:: TASK REQUIREMENTS ::
Every line below that mentions the word "with" should be copied out.

:: EXTRACTED DATA ::
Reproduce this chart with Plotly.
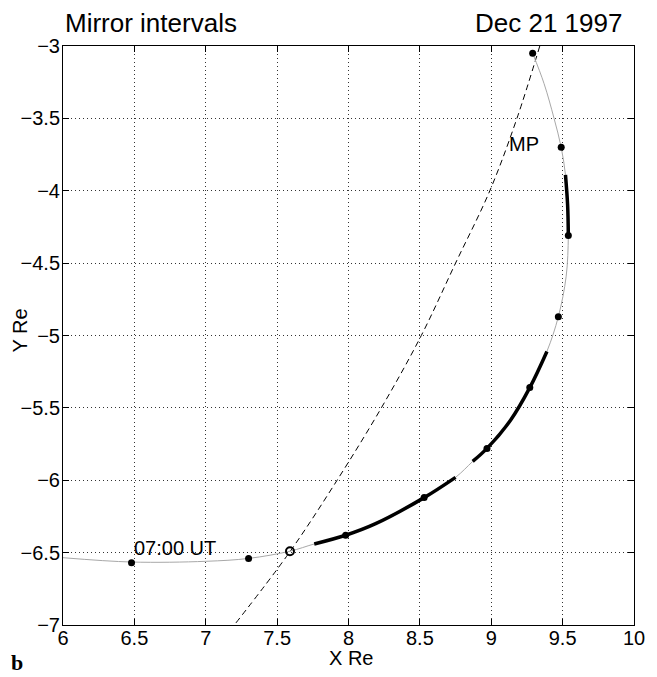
---
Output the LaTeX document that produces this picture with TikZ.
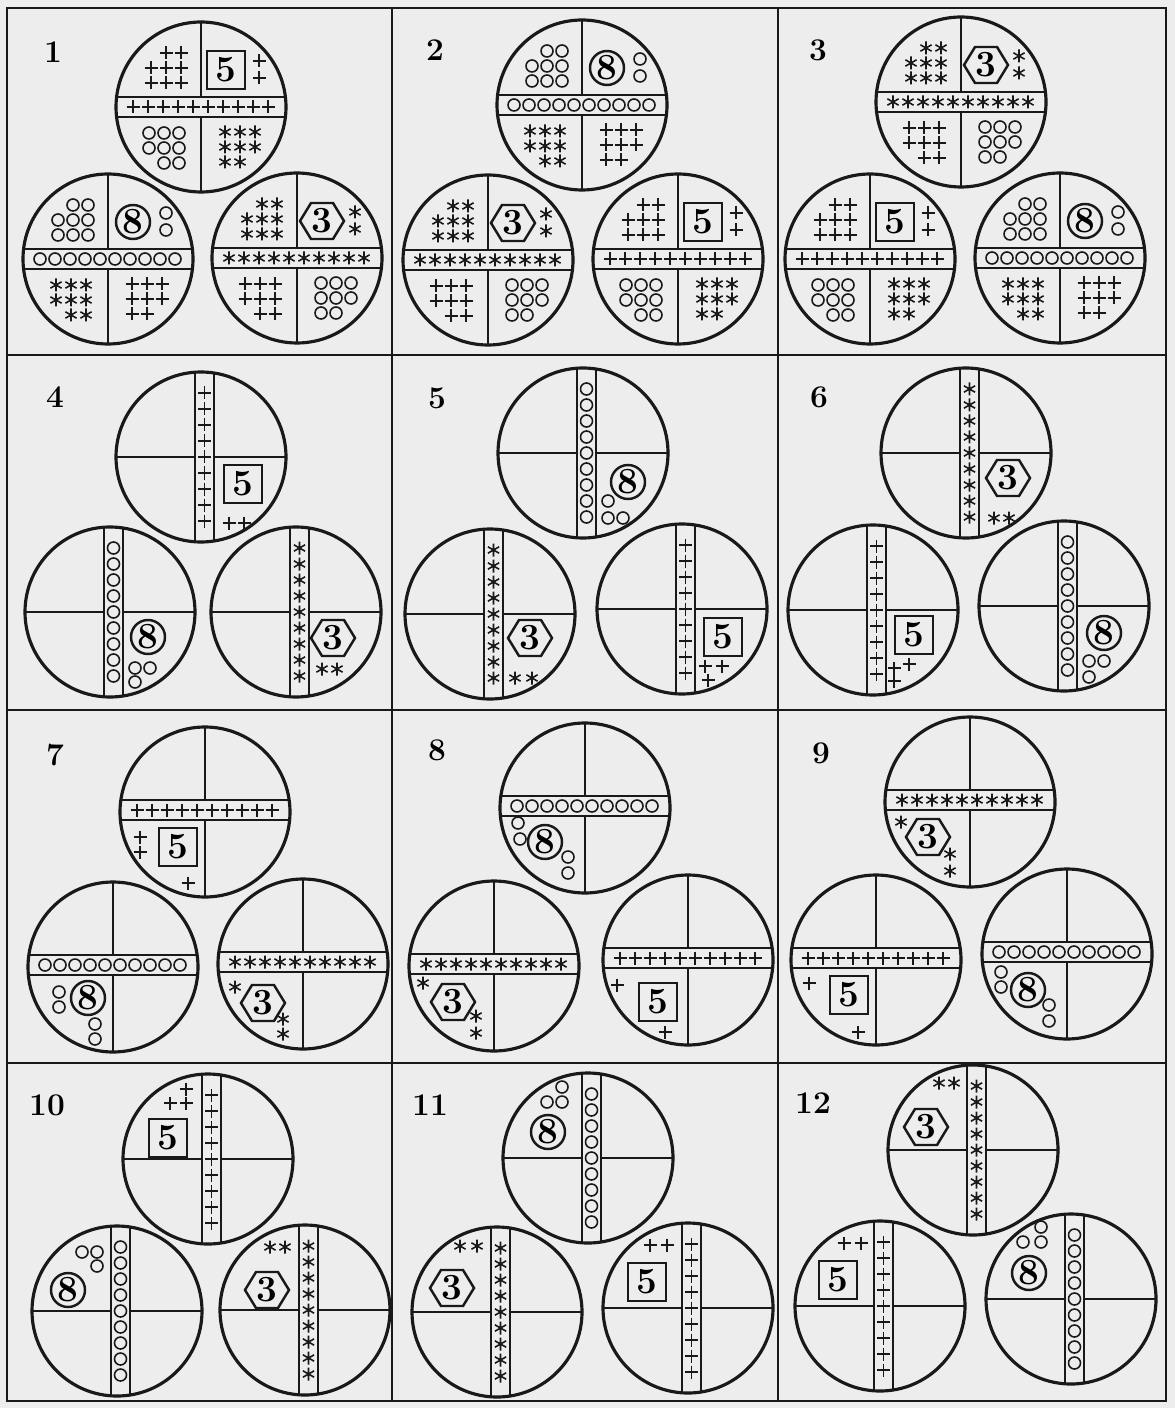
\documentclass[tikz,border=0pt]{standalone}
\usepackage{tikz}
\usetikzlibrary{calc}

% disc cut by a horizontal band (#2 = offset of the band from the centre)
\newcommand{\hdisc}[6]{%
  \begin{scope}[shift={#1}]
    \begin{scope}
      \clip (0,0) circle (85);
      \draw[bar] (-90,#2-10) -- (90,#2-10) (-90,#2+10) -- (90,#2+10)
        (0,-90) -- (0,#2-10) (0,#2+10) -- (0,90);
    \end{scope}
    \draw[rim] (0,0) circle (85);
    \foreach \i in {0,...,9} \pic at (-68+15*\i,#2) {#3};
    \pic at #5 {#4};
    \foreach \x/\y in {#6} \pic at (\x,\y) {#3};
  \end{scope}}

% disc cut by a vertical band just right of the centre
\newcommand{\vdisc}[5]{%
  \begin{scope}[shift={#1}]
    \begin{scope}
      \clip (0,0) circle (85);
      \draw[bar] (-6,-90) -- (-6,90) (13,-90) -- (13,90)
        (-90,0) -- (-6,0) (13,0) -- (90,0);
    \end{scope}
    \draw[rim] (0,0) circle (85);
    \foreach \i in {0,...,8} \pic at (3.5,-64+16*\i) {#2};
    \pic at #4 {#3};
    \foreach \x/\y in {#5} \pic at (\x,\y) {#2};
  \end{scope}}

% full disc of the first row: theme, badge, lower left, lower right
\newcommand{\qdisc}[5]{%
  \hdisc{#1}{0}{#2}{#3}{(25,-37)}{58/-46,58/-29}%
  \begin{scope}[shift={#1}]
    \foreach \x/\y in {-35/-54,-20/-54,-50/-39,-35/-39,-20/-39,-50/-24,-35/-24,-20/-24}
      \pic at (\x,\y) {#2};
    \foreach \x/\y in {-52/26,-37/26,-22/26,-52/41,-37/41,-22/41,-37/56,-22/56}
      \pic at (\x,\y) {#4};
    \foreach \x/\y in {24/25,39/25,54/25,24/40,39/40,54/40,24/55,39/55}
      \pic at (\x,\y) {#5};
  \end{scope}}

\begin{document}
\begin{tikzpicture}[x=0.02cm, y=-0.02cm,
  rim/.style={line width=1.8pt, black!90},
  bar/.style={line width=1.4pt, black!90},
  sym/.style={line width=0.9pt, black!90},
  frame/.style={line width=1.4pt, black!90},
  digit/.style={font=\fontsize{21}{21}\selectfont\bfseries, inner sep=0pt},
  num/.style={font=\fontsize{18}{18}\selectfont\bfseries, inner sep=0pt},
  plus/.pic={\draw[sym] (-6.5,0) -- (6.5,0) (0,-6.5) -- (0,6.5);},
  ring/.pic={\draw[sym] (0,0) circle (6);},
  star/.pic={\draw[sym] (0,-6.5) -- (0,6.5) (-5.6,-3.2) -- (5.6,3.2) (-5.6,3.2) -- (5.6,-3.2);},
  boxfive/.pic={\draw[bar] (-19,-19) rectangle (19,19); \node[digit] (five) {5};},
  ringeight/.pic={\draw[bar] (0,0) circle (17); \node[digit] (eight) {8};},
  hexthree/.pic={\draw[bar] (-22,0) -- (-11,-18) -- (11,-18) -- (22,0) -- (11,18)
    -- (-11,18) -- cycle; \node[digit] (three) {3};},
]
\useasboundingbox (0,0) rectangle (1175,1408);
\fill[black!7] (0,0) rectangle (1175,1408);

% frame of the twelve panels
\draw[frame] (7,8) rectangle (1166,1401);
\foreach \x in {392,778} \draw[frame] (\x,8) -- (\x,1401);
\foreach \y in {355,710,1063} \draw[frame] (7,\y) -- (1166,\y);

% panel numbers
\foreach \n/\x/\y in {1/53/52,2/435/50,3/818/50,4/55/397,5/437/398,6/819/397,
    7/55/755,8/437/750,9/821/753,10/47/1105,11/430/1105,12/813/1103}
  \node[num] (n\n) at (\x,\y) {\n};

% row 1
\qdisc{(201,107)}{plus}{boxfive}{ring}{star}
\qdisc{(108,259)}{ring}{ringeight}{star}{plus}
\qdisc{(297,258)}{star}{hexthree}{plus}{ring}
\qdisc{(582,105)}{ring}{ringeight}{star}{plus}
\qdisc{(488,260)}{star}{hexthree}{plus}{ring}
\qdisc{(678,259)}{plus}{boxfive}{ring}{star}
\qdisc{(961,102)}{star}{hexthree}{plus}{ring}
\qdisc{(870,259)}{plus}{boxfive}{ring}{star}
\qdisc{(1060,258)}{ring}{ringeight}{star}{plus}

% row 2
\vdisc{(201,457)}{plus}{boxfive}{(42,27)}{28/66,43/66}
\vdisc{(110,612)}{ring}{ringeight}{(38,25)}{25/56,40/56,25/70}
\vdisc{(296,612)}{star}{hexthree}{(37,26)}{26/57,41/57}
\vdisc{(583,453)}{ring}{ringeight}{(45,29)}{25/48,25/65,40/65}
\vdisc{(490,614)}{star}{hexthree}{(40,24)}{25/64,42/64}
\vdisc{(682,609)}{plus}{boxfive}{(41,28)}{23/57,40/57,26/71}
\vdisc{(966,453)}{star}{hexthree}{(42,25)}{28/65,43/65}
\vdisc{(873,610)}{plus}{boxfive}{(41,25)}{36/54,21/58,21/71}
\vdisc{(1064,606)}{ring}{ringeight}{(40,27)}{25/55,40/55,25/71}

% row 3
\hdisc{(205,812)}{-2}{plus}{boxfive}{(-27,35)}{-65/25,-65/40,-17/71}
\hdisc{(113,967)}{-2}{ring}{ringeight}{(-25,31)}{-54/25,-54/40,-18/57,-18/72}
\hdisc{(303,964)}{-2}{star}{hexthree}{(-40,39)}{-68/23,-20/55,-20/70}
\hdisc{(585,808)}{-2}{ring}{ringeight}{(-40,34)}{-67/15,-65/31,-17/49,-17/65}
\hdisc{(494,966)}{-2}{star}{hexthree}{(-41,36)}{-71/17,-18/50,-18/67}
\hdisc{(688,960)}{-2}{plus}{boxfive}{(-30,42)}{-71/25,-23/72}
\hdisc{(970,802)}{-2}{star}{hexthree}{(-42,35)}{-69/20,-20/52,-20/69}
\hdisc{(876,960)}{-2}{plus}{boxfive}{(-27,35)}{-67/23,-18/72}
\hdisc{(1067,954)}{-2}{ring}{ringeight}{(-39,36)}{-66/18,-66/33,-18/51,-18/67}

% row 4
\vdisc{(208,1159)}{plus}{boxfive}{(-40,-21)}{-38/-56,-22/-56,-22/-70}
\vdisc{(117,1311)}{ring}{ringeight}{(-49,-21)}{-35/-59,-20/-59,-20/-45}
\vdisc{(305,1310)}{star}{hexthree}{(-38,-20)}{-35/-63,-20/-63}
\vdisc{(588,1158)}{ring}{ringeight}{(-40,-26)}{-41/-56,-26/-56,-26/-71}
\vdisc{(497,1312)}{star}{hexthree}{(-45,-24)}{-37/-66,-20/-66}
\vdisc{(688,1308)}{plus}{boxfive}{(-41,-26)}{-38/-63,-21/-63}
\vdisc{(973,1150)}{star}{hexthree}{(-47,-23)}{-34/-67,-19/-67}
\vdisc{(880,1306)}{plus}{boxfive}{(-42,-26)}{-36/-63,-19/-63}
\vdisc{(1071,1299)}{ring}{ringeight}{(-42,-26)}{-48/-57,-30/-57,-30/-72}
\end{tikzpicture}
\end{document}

:: FULL ANSWER ::
Reproduce this chart with Plotly.
Output the LaTeX document that produces this picture with TikZ.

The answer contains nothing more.